What Is the Medicaid Gap and Who Does It Affect?

The Medicaid gap is a situation where people earn too much to qualify for Medicaid in their state but too little to get financial help buying insurance through the federal marketplace. About 1.6 million uninsured Americans are currently stuck in this gap, left without any affordable path to health coverage.

How the Gap Was Created

The Affordable Care Act was designed as a two-part system. Medicaid would cover everyone earning up to 133% of the federal poverty level, and tax credits would help people earning between 100% and 400% of the poverty level buy private insurance on the marketplace. These ranges intentionally overlapped so no one would be left out.

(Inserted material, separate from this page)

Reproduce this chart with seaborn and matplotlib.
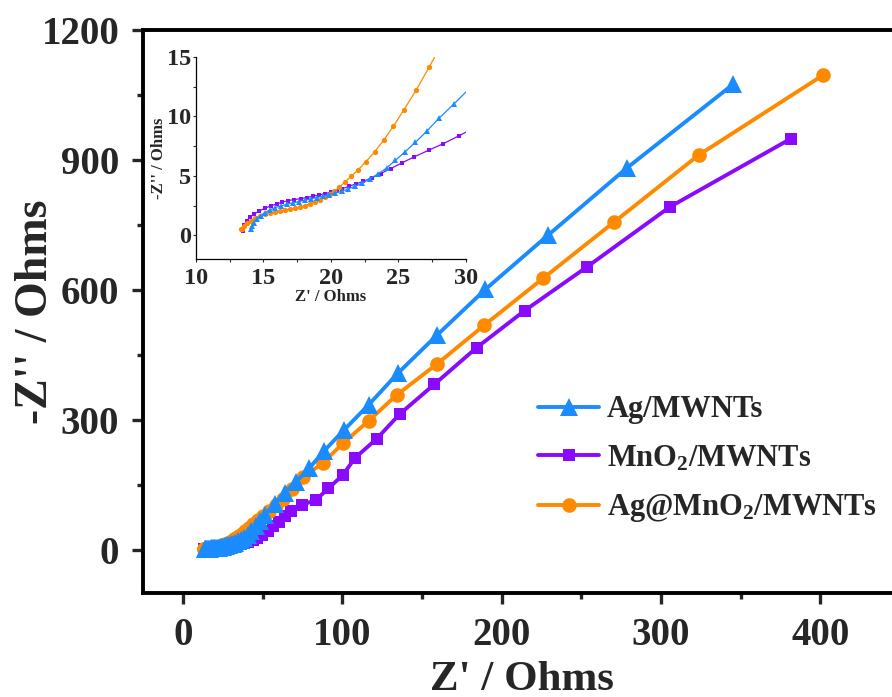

In 2012, the Supreme Court ruled that states couldn’t be forced to expand Medicaid. Ten states still haven’t. In those states, the old Medicaid rules remain in place, and eligibility cutoffs for adults are often far below 100% of the poverty level. Parents may qualify only if their income is a fraction of the poverty line, sometimes as low as the income thresholds that were set in the mid-1990s. Childless adults without a disability frequently don’t qualify for Medicaid at any income level, regardless of how little they earn.

The marketplace subsidies, meanwhile, were built assuming everyone below 100% of the poverty level would be on Medicaid. So those subsidies start at 100% of the poverty level and don’t reach lower. The result: if you live in a non-expansion state and earn less than roughly $15,000 a year as a single adult, you may be too “wealthy” for Medicaid and too poor for marketplace help. That’s the gap.

Which States Have the Gap

Forty-one states (including Washington, D.C.) have adopted Medicaid expansion. The 10 that haven’t are concentrated in the South and include Florida, Georgia, Mississippi, South Carolina, Kansas, Wisconsin, Wyoming, and Texas, among others. Several of these states have seen repeated legislative attempts to expand. Kansas tried for seven years before its governor stopped proposing expansion. Wisconsin’s governor included expansion in a 2025 budget proposal, but the legislature stripped it out. Mississippi’s House passed expansion legislation in 2024, but the bill died before reaching a final vote.

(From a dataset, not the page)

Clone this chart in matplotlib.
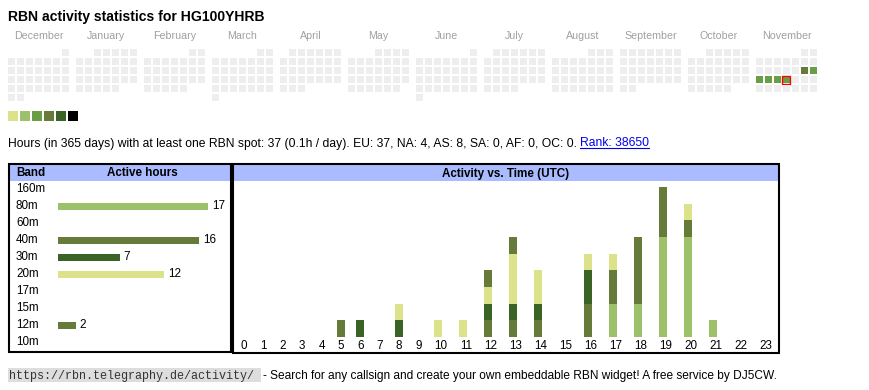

Some non-expansion states are pursuing partial workarounds. Georgia operates a waiver program called “Pathways to Coverage” that ties Medicaid eligibility to work requirements. South Carolina has proposed a similar waiver that would extend coverage to parents earning between 67% and 100% of the poverty level, but only if they meet employment conditions. Florida has an organizing committee working toward a ballot initiative on Medicaid expansion, though voters wouldn’t see it until 2028.

Who Falls Into the Gap

The gap disproportionately affects working people and people of color. About half of the 2.2 million people estimated to be in the gap (including some who have other coverage) were employed as of 2019, and 62% were either working or actively looking for work. These are largely people in low-wage jobs that don’t offer employer-sponsored insurance: home health aides, restaurant workers, retail employees, farm laborers.

The racial breakdown is stark. While people of color make up 41% of the non-elderly adult population in non-expansion states, they represent 60% of the people in the coverage gap. Black and Latino adults each account for 28% of the gap population, roughly 617,000 and 613,000 people respectively. White adults make up about 893,000 of those affected. The gap reinforces existing health disparities that already fall hardest on communities of color in Southern states.

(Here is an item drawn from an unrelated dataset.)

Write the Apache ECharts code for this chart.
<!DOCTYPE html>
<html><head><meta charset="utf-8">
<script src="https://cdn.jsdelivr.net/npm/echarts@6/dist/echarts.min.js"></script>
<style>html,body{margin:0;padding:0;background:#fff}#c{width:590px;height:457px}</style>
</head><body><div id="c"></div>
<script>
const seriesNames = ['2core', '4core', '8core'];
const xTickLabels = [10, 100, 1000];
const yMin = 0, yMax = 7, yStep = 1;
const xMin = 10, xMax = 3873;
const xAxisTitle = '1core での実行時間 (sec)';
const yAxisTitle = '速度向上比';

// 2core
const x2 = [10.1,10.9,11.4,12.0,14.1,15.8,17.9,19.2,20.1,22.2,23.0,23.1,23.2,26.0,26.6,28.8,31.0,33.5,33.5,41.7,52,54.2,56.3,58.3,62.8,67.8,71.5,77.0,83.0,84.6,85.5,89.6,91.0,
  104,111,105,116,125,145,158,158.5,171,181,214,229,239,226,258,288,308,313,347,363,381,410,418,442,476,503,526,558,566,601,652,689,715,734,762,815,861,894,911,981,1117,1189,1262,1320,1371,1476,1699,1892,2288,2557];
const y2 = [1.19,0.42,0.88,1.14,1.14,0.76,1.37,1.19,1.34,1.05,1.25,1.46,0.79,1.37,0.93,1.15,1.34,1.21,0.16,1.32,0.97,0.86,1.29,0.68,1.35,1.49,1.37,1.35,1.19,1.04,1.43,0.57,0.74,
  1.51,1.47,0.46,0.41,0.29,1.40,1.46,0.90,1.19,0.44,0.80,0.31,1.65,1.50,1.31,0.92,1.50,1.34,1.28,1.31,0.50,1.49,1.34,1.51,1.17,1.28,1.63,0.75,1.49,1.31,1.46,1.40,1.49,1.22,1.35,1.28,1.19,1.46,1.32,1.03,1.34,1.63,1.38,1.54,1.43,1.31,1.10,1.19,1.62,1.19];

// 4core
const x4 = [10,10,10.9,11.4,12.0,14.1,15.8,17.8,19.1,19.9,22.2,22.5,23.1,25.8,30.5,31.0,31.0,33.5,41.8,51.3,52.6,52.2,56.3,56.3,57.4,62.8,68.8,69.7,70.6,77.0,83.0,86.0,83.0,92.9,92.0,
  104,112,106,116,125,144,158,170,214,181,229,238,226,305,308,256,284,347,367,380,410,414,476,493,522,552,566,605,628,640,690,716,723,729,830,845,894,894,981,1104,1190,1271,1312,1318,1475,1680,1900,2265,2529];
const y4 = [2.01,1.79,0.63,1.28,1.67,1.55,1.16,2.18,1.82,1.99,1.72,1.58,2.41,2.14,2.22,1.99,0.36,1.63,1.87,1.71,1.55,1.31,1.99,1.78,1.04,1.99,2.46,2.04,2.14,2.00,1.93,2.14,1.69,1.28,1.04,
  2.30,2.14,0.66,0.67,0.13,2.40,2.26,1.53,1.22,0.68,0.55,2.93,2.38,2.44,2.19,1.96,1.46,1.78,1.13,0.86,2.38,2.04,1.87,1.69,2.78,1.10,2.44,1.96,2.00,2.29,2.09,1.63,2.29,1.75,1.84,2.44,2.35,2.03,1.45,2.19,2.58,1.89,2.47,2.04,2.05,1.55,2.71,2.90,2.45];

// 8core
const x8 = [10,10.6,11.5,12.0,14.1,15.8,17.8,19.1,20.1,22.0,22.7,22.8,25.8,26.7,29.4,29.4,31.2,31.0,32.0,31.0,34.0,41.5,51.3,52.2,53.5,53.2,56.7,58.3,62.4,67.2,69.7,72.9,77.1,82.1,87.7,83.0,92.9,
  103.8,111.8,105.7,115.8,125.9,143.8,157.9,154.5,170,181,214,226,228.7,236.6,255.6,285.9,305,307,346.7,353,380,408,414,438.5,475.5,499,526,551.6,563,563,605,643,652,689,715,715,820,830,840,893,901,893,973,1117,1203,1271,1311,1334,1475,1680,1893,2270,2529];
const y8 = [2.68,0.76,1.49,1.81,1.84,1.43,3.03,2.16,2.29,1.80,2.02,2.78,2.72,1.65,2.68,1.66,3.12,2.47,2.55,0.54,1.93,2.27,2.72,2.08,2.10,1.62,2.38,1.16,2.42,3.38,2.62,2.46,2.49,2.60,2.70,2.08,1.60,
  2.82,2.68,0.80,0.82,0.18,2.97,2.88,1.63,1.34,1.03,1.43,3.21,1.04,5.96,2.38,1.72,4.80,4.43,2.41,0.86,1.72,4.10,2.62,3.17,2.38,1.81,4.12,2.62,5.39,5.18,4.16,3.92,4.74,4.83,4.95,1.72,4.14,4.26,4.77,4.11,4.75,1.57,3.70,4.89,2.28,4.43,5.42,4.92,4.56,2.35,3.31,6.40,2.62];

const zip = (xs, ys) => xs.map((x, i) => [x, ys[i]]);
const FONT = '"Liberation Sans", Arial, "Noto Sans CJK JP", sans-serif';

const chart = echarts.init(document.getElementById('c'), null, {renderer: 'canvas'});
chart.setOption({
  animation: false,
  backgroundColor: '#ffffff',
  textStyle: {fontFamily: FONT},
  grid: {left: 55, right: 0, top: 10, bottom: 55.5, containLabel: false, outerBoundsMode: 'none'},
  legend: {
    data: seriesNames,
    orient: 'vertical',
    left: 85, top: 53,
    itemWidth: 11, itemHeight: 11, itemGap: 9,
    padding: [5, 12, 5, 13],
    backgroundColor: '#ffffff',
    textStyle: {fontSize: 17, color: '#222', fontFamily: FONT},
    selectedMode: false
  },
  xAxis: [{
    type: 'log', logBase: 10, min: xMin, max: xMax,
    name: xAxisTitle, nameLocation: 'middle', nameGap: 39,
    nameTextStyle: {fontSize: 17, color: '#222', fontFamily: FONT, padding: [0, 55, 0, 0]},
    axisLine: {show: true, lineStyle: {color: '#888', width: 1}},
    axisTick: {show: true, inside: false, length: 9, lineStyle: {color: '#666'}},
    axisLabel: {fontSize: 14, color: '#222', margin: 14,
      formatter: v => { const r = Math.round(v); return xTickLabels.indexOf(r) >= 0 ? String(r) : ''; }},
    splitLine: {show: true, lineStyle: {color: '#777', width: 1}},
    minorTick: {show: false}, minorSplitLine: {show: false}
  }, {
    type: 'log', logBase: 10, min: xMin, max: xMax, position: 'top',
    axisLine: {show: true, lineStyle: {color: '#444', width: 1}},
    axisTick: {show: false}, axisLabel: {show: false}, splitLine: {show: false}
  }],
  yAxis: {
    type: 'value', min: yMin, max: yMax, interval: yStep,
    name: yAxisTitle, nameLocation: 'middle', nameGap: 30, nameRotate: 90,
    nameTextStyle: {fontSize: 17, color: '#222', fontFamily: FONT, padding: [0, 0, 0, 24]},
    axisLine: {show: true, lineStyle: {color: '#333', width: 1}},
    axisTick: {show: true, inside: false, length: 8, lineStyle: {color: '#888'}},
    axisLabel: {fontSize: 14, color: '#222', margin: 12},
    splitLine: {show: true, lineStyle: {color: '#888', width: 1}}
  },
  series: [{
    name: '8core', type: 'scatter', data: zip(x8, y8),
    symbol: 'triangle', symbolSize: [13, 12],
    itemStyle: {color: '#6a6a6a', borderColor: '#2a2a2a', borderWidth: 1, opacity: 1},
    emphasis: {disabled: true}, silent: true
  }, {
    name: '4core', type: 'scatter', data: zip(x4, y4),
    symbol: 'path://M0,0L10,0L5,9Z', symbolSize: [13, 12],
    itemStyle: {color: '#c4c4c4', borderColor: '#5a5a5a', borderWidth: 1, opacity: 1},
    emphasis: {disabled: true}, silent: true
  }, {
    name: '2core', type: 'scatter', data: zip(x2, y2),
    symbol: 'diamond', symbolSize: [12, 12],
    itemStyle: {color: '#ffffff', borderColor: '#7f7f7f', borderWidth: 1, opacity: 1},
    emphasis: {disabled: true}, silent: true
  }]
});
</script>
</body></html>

What It Means for Health and Finances

Being uninsured isn’t just an administrative problem. Uninsured rates in non-expansion states are nearly double those in expansion states: 14.1% compared to 7.6%. People without coverage skip care they need. Nearly one in four uninsured adults reported not getting necessary medical treatment in 2023 because of cost. That means infections go untreated, chronic conditions like diabetes and high blood pressure go unmanaged, and cancer screenings don’t happen.

The financial consequences compound over time. Without insurance, a single emergency room visit or unexpected diagnosis can generate thousands of dollars in medical debt. People in the gap often rely on community health centers, charity care, or simply go without. Preventive care, the kind that catches problems early when they’re cheaper and easier to treat, is far less common among uninsured adults than among those with any form of coverage.

Why It Hasn’t Been Fixed

Closing the gap requires either state or federal action, and both have stalled. At the state level, expansion remains a politically charged issue. Even in states where governors or one legislative chamber have supported it, the other chamber or key committees have blocked votes. The pattern has repeated for over a decade in states like Kansas and Wyoming.

At the federal level, Congress could change marketplace subsidy rules to extend tax credits below 100% of the poverty level, effectively closing the gap without requiring state cooperation. This approach has been proposed in various forms but hasn’t passed. The gap persists because it exists at the intersection of two systems, one controlled by states and one by the federal government, and neither has moved to bridge it.

For the 1.6 million people currently in the gap, the practical reality is limited. Checking eligibility for other Medicaid categories (pregnancy, disability, having dependent children) is worth doing, since some pathways exist outside the expansion population. Community health centers provide care on a sliding fee scale based on income. But comprehensive coverage, the kind that includes prescriptions, specialist visits, and hospital care, remains out of reach without expansion or a federal fix.